#### Required work
Extract the full listing verbatim and drop any pictures from your copy.

Collection entries:

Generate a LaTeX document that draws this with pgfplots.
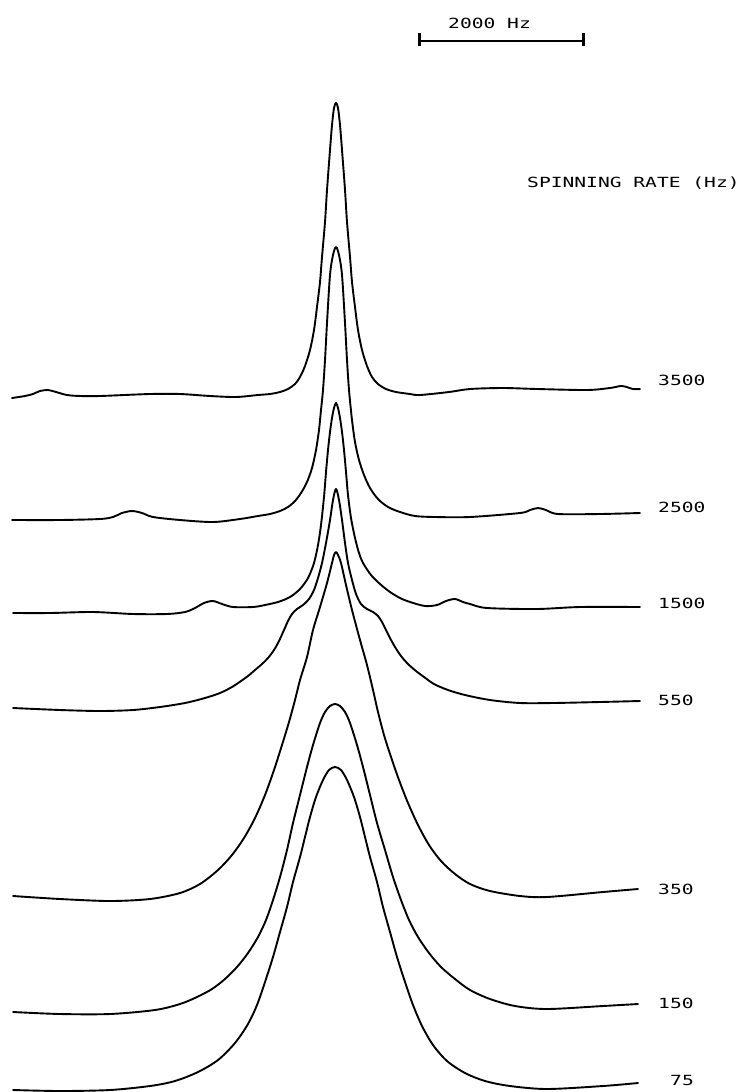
\documentclass[border=0pt]{standalone}
\usepackage{pgfplots}
\pgfplotsset{compat=1.18}
\usepackage{fontspec}
\newfontfamily\plotfont[FakeStretch=1.4]{DejaVu Sans Mono}
\begin{document}
\begin{tikzpicture}
\begin{axis}[
  scale only axis, width=739bp, height=1092bp,
  xmin=0, xmax=739, ymin=0, ymax=1092, y dir=reverse,
  hide axis, clip=false,
  spec/.style={black, solid, line width=1.9bp, smooth, tension=0.5, mark=none, line join=round, line cap=round},
]
\path (rel axis cs:0,0) rectangle (rel axis cs:1,1);
% 3500 Hz
\addplot[spec] coordinates {(12,398)(25,396)(33,394)(40,391)(48,390)(56,392)(67,395)(80,396)(100,396)(150,394)(180,394)(210,396)(236,397)(258,395)(270,394)(280,392)(288,389)(295,384)(300,377)(305,366)(310,350)(314,330)(317,307)(320,282)(322,257)(325,222)(327,190)(330,150)(332,125)(334,108)(336,103)(338,108)(340,125)(342,150)(345,190)(347,222)(350,257)(352,282)(355,307)(358,330)(362,350)(367,366)(372,377)(378,384)(386,389)(396,392)(410,394)(420,395)(449,392)(470,389)(503,388)(537,389)(587,390)(610,388)(622,386)(633,389)(640,389)};
% 2500 Hz
\addplot[spec] coordinates {(12,520)(60,520)(100,519)(113,517)(122,513)(132,511)(142,513)(153,517)(180,520)(213,522)(240,519)(258,516)(270,514)(280,511)(288,507)(295,501)(301,493)(307,482)(312,468)(316,450)(319,430)(321,410)(323,390)(325,360)(327,323)(330,275)(333,255)(336,247)(339,255)(342,275)(345,323)(347,360)(349,390)(352,420)(355,442)(359,460)(364,475)(370,488)(378,499)(388,507)(400,512)(415,516)(435,517)(470,517)(520,513)(530,510)(538,508)(546,510)(558,514)(600,514)(640,513)};
% 1500 Hz
\addplot[spec] coordinates {(13,613)(50,613)(93,612)(133,614)(167,614)(185,612)(195,608)(204,603)(213,601)(222,604)(233,607)(253,607)(265,605)(278,602)(290,597)(300,589)(308,578)(314,563)(318,545)(321,525)(324,497)(326,472)(328,450)(330,432)(332,418)(334,408)(336,403)(338,408)(340,418)(342,432)(344,450)(346,472)(348,495)(351,518)(355,538)(359,553)(363,563)(371,575)(380,584)(390,592)(400,598)(410,602)(425,606)(437,605)(446,601)(455,599)(463,602)(470,604)(487,608)(537,609)(580,607)(640,607)};
% 550 Hz
\addplot[spec] coordinates {(13,708)(60,710)(100,711)(133,710)(160,707)(185,703)(205,698)(220,693)(232,687)(241,681)(248,676)(255,670)(262,664)(268,658)(274,650)(279,641)(284,630)(288,621)(292,614)(297,609)(303,605)(309,599)(314,590)(318,578)(322,563)(326,543)(330,520)(333,500)(336,489)(339,500)(342,520)(345,543)(348,563)(352,580)(356,594)(361,604)(367,609)(373,612)(378,616)(382,622)(386,630)(390,638)(395,647)(401,656)(408,664)(416,671)(424,677)(434,684)(448,690)(465,695)(490,700)(520,703)(553,703)(600,702)(640,701)};
% 350 Hz
\addplot[spec] coordinates {(13,896)(60,899)(110,901)(150,899)(180,893)(200,884)(218,870)(232,855)(244,838)(255,818)(265,795)(274,770)(282,745)(289,722)(295,700)(300,680)(307,657)(313,630)(320,607)(327,583)(332,563)(334,555)(336,552)(338,555)(341,563)(346,585)(352,610)(360,640)(367,665)(373,690)(378,712)(384,735)(391,757)(399,780)(408,803)(418,825)(429,845)(441,861)(455,874)(470,884)(490,891)(520,896)(547,897)(603,892)(638,889)};
% 150 Hz
\addplot[spec] coordinates {(13,1012)(60,1014)(110,1014)(155,1010)(180,1004)(197,997)(212,989)(225,979)(237,967)(248,953)(258,937)(266,920)(273,900)(280,877)(287,850)(293,823)(300,795)(307,767)(313,745)(320,723)(325,712)(330,706)(335,704)(340,706)(345,712)(350,723)(357,745)(363,767)(370,795)(377,823)(385,850)(393,877)(401,900)(409,920)(418,937)(429,953)(441,967)(455,979)(470,990)(490,999)(515,1006)(547,1009)(603,1006)(638,1004)};
% 75 Hz
\addplot[spec] coordinates {(13,1090)(60,1091)(110,1090)(150,1086)(175,1081)(198,1072)(218,1060)(235,1043)(248,1024)(257,1005)(265,982)(273,957)(280,932)(287,907)(293,882)(300,857)(305,837)(310,817)(316,797)(323,780)(329,770)(335,767)(341,770)(347,780)(354,797)(360,817)(365,837)(370,857)(377,882)(383,907)(390,932)(397,957)(405,982)(413,1005)(422,1026)(433,1045)(447,1061)(465,1073)(485,1081)(510,1086)(547,1089)(603,1086)(638,1083)};
% labels
\tikzset{lab/.style={font=\plotfont\fontsize{14bp}{16bp}\selectfont, inner sep=0pt, anchor=west}}
\node[lab] at (axis cs:658,380) {3500};
\node[lab] at (axis cs:658,507) {2500};
\node[lab] at (axis cs:658,603) {1500};
\node[lab] at (axis cs:658,700) {550};
\node[lab] at (axis cs:658,889) {350};
\node[lab] at (axis cs:658,1003) {150};
\node[lab] at (axis cs:670,1080) {75};
\node[lab] at (axis cs:527,183) {SPINNING RATE (Hz)};
\node[lab] at (axis cs:448,23) {2000 Hz};
\draw[line width=2bp] (axis cs:419,41) -- (axis cs:583,41);
\draw[line width=3bp] (axis cs:419,33) -- (axis cs:419,46);
\draw[line width=3bp] (axis cs:583,33) -- (axis cs:583,46);
\end{axis}
\end{tikzpicture}
\end{document}
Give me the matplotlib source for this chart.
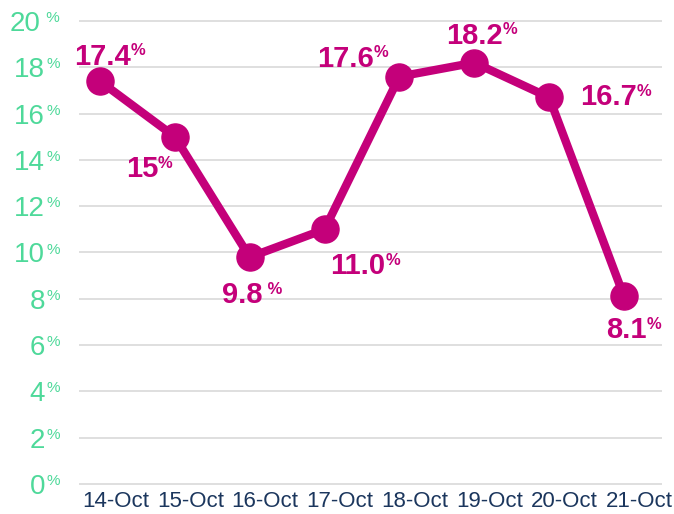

#### Task answer
Generate a LaTeX document that draws this with pgfplots.
\documentclass[border=0pt]{standalone}
\usepackage{pgfplots}
\pgfplotsset{compat=1.18}
\usepackage{fontspec}
\newfontfamily\plotfont[FakeStretch=1.4]{DejaVu Sans Mono}
\begin{document}
\begin{tikzpicture}
\begin{axis}[
  scale only axis, width=739bp, height=1092bp,
  xmin=0, xmax=739, ymin=0, ymax=1092, y dir=reverse,
  hide axis, clip=false,
  spec/.style={black, solid, line width=1.9bp, smooth, tension=0.5, mark=none, line join=round, line cap=round},
]
\path (rel axis cs:0,0) rectangle (rel axis cs:1,1);
% 3500 Hz
\addplot[spec] coordinates {(12,398)(25,396)(33,394)(40,391)(48,390)(56,392)(67,395)(80,396)(100,396)(150,394)(180,394)(210,396)(236,397)(258,395)(270,394)(280,392)(288,389)(295,384)(300,377)(305,366)(310,350)(314,330)(317,307)(320,282)(322,257)(325,222)(327,190)(330,150)(332,125)(334,108)(336,103)(338,108)(340,125)(342,150)(345,190)(347,222)(350,257)(352,282)(355,307)(358,330)(362,350)(367,366)(372,377)(378,384)(386,389)(396,392)(410,394)(420,395)(449,392)(470,389)(503,388)(537,389)(587,390)(610,388)(622,386)(633,389)(640,389)};
% 2500 Hz
\addplot[spec] coordinates {(12,520)(60,520)(100,519)(113,517)(122,513)(132,511)(142,513)(153,517)(180,520)(213,522)(240,519)(258,516)(270,514)(280,511)(288,507)(295,501)(301,493)(307,482)(312,468)(316,450)(319,430)(321,410)(323,390)(325,360)(327,323)(330,275)(333,255)(336,247)(339,255)(342,275)(345,323)(347,360)(349,390)(352,420)(355,442)(359,460)(364,475)(370,488)(378,499)(388,507)(400,512)(415,516)(435,517)(470,517)(520,513)(530,510)(538,508)(546,510)(558,514)(600,514)(640,513)};
% 1500 Hz
\addplot[spec] coordinates {(13,613)(50,613)(93,612)(133,614)(167,614)(185,612)(195,608)(204,603)(213,601)(222,604)(233,607)(253,607)(265,605)(278,602)(290,597)(300,589)(308,578)(314,563)(318,545)(321,525)(324,497)(326,472)(328,450)(330,432)(332,418)(334,408)(336,403)(338,408)(340,418)(342,432)(344,450)(346,472)(348,495)(351,518)(355,538)(359,553)(363,563)(371,575)(380,584)(390,592)(400,598)(410,602)(425,606)(437,605)(446,601)(455,599)(463,602)(470,604)(487,608)(537,609)(580,607)(640,607)};
% 550 Hz
\addplot[spec] coordinates {(13,708)(60,710)(100,711)(133,710)(160,707)(185,703)(205,698)(220,693)(232,687)(241,681)(248,676)(255,670)(262,664)(268,658)(274,650)(279,641)(284,630)(288,621)(292,614)(297,609)(303,605)(309,599)(314,590)(318,578)(322,563)(326,543)(330,520)(333,500)(336,489)(339,500)(342,520)(345,543)(348,563)(352,580)(356,594)(361,604)(367,609)(373,612)(378,616)(382,622)(386,630)(390,638)(395,647)(401,656)(408,664)(416,671)(424,677)(434,684)(448,690)(465,695)(490,700)(520,703)(553,703)(600,702)(640,701)};
% 350 Hz
\addplot[spec] coordinates {(13,896)(60,899)(110,901)(150,899)(180,893)(200,884)(218,870)(232,855)(244,838)(255,818)(265,795)(274,770)(282,745)(289,722)(295,700)(300,680)(307,657)(313,630)(320,607)(327,583)(332,563)(334,555)(336,552)(338,555)(341,563)(346,585)(352,610)(360,640)(367,665)(373,690)(378,712)(384,735)(391,757)(399,780)(408,803)(418,825)(429,845)(441,861)(455,874)(470,884)(490,891)(520,896)(547,897)(603,892)(638,889)};
% 150 Hz
\addplot[spec] coordinates {(13,1012)(60,1014)(110,1014)(155,1010)(180,1004)(197,997)(212,989)(225,979)(237,967)(248,953)(258,937)(266,920)(273,900)(280,877)(287,850)(293,823)(300,795)(307,767)(313,745)(320,723)(325,712)(330,706)(335,704)(340,706)(345,712)(350,723)(357,745)(363,767)(370,795)(377,823)(385,850)(393,877)(401,900)(409,920)(418,937)(429,953)(441,967)(455,979)(470,990)(490,999)(515,1006)(547,1009)(603,1006)(638,1004)};
% 75 Hz
\addplot[spec] coordinates {(13,1090)(60,1091)(110,1090)(150,1086)(175,1081)(198,1072)(218,1060)(235,1043)(248,1024)(257,1005)(265,982)(273,957)(280,932)(287,907)(293,882)(300,857)(305,837)(310,817)(316,797)(323,780)(329,770)(335,767)(341,770)(347,780)(354,797)(360,817)(365,837)(370,857)(377,882)(383,907)(390,932)(397,957)(405,982)(413,1005)(422,1026)(433,1045)(447,1061)(465,1073)(485,1081)(510,1086)(547,1089)(603,1086)(638,1083)};
% labels
\tikzset{lab/.style={font=\plotfont\fontsize{14bp}{16bp}\selectfont, inner sep=0pt, anchor=west}}
\node[lab] at (axis cs:658,380) {3500};
\node[lab] at (axis cs:658,507) {2500};
\node[lab] at (axis cs:658,603) {1500};
\node[lab] at (axis cs:658,700) {550};
\node[lab] at (axis cs:658,889) {350};
\node[lab] at (axis cs:658,1003) {150};
\node[lab] at (axis cs:670,1080) {75};
\node[lab] at (axis cs:527,183) {SPINNING RATE (Hz)};
\node[lab] at (axis cs:448,23) {2000 Hz};
\draw[line width=2bp] (axis cs:419,41) -- (axis cs:583,41);
\draw[line width=3bp] (axis cs:419,33) -- (axis cs:419,46);
\draw[line width=3bp] (axis cs:583,33) -- (axis cs:583,46);
\end{axis}
\end{tikzpicture}
\end{document}
Give me the matplotlib source for this chart.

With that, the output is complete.